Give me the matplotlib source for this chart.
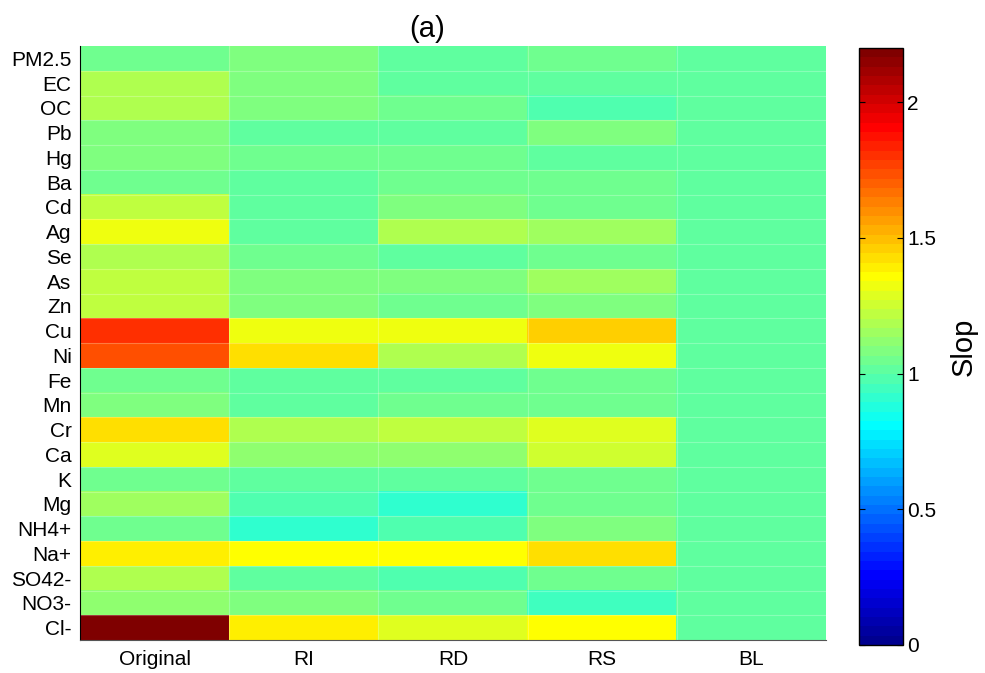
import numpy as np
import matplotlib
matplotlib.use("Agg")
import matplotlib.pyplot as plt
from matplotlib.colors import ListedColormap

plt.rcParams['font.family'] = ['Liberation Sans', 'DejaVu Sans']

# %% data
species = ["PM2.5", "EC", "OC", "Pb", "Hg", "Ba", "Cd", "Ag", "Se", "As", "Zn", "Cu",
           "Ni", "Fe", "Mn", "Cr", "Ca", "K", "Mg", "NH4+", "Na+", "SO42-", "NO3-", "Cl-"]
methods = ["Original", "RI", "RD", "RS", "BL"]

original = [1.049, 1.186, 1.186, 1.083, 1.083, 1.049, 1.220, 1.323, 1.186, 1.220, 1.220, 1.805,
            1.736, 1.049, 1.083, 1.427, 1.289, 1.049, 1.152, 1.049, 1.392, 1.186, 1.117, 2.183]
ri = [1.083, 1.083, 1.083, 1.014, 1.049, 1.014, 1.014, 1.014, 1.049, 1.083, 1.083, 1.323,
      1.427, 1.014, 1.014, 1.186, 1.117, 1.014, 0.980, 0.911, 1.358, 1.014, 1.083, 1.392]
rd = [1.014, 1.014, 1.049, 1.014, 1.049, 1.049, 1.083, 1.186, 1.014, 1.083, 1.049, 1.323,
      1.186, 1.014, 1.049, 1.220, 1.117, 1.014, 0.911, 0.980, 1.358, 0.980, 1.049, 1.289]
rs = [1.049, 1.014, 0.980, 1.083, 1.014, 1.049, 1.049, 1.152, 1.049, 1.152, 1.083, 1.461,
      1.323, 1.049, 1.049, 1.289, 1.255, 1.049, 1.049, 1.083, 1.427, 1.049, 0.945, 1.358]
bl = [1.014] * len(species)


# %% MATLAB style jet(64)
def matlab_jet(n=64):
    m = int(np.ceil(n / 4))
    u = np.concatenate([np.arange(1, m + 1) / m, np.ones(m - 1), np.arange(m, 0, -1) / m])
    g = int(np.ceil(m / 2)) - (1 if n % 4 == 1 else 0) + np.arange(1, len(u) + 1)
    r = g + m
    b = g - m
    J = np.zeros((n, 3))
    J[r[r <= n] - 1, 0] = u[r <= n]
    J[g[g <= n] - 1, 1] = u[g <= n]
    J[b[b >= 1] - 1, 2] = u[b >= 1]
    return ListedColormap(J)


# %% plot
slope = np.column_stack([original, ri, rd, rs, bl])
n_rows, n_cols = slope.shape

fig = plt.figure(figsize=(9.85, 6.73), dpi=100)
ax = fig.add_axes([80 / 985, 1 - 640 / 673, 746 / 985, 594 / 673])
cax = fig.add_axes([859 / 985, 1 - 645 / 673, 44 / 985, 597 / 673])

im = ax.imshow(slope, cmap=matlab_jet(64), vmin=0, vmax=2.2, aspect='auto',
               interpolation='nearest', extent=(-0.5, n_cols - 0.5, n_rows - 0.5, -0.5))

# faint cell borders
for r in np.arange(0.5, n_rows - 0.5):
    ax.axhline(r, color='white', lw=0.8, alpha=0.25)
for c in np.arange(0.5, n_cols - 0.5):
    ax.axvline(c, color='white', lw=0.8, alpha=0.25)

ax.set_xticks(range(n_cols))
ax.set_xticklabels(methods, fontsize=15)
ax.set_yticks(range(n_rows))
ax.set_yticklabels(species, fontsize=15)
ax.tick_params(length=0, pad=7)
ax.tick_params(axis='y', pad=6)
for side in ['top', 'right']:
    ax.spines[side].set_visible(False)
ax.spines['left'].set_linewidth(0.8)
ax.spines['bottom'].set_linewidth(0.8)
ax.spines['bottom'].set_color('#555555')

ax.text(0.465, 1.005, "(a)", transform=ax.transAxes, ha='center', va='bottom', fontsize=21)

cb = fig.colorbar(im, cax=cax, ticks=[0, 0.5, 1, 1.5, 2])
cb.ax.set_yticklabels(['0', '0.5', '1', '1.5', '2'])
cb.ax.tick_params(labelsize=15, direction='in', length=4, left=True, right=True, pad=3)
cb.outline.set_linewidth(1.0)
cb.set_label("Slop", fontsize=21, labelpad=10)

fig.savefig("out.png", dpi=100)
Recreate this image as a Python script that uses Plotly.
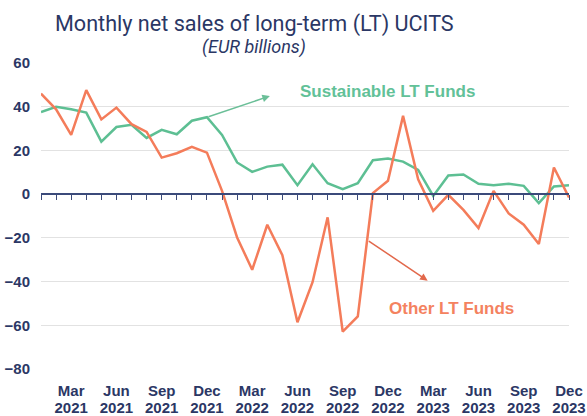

__Task requirements__: Copy the material above in full and exactly, skipping pictures.

__Full output__:
Give me the matplotlib source for this chart.
import numpy as np
import matplotlib
matplotlib.use("Agg")
import matplotlib.pyplot as plt
from matplotlib.colors import ListedColormap

plt.rcParams['font.family'] = ['Liberation Sans', 'DejaVu Sans']

# %% data
species = ["PM2.5", "EC", "OC", "Pb", "Hg", "Ba", "Cd", "Ag", "Se", "As", "Zn", "Cu",
           "Ni", "Fe", "Mn", "Cr", "Ca", "K", "Mg", "NH4+", "Na+", "SO42-", "NO3-", "Cl-"]
methods = ["Original", "RI", "RD", "RS", "BL"]

original = [1.049, 1.186, 1.186, 1.083, 1.083, 1.049, 1.220, 1.323, 1.186, 1.220, 1.220, 1.805,
            1.736, 1.049, 1.083, 1.427, 1.289, 1.049, 1.152, 1.049, 1.392, 1.186, 1.117, 2.183]
ri = [1.083, 1.083, 1.083, 1.014, 1.049, 1.014, 1.014, 1.014, 1.049, 1.083, 1.083, 1.323,
      1.427, 1.014, 1.014, 1.186, 1.117, 1.014, 0.980, 0.911, 1.358, 1.014, 1.083, 1.392]
rd = [1.014, 1.014, 1.049, 1.014, 1.049, 1.049, 1.083, 1.186, 1.014, 1.083, 1.049, 1.323,
      1.186, 1.014, 1.049, 1.220, 1.117, 1.014, 0.911, 0.980, 1.358, 0.980, 1.049, 1.289]
rs = [1.049, 1.014, 0.980, 1.083, 1.014, 1.049, 1.049, 1.152, 1.049, 1.152, 1.083, 1.461,
      1.323, 1.049, 1.049, 1.289, 1.255, 1.049, 1.049, 1.083, 1.427, 1.049, 0.945, 1.358]
bl = [1.014] * len(species)


# %% MATLAB style jet(64)
def matlab_jet(n=64):
    m = int(np.ceil(n / 4))
    u = np.concatenate([np.arange(1, m + 1) / m, np.ones(m - 1), np.arange(m, 0, -1) / m])
    g = int(np.ceil(m / 2)) - (1 if n % 4 == 1 else 0) + np.arange(1, len(u) + 1)
    r = g + m
    b = g - m
    J = np.zeros((n, 3))
    J[r[r <= n] - 1, 0] = u[r <= n]
    J[g[g <= n] - 1, 1] = u[g <= n]
    J[b[b >= 1] - 1, 2] = u[b >= 1]
    return ListedColormap(J)


# %% plot
slope = np.column_stack([original, ri, rd, rs, bl])
n_rows, n_cols = slope.shape

fig = plt.figure(figsize=(9.85, 6.73), dpi=100)
ax = fig.add_axes([80 / 985, 1 - 640 / 673, 746 / 985, 594 / 673])
cax = fig.add_axes([859 / 985, 1 - 645 / 673, 44 / 985, 597 / 673])

im = ax.imshow(slope, cmap=matlab_jet(64), vmin=0, vmax=2.2, aspect='auto',
               interpolation='nearest', extent=(-0.5, n_cols - 0.5, n_rows - 0.5, -0.5))

# faint cell borders
for r in np.arange(0.5, n_rows - 0.5):
    ax.axhline(r, color='white', lw=0.8, alpha=0.25)
for c in np.arange(0.5, n_cols - 0.5):
    ax.axvline(c, color='white', lw=0.8, alpha=0.25)

ax.set_xticks(range(n_cols))
ax.set_xticklabels(methods, fontsize=15)
ax.set_yticks(range(n_rows))
ax.set_yticklabels(species, fontsize=15)
ax.tick_params(length=0, pad=7)
ax.tick_params(axis='y', pad=6)
for side in ['top', 'right']:
    ax.spines[side].set_visible(False)
ax.spines['left'].set_linewidth(0.8)
ax.spines['bottom'].set_linewidth(0.8)
ax.spines['bottom'].set_color('#555555')

ax.text(0.465, 1.005, "(a)", transform=ax.transAxes, ha='center', va='bottom', fontsize=21)

cb = fig.colorbar(im, cax=cax, ticks=[0, 0.5, 1, 1.5, 2])
cb.ax.set_yticklabels(['0', '0.5', '1', '1.5', '2'])
cb.ax.tick_params(labelsize=15, direction='in', length=4, left=True, right=True, pad=3)
cb.outline.set_linewidth(1.0)
cb.set_label("Slop", fontsize=21, labelpad=10)

fig.savefig("out.png", dpi=100)
Recreate this image as a Python script that uses Plotly.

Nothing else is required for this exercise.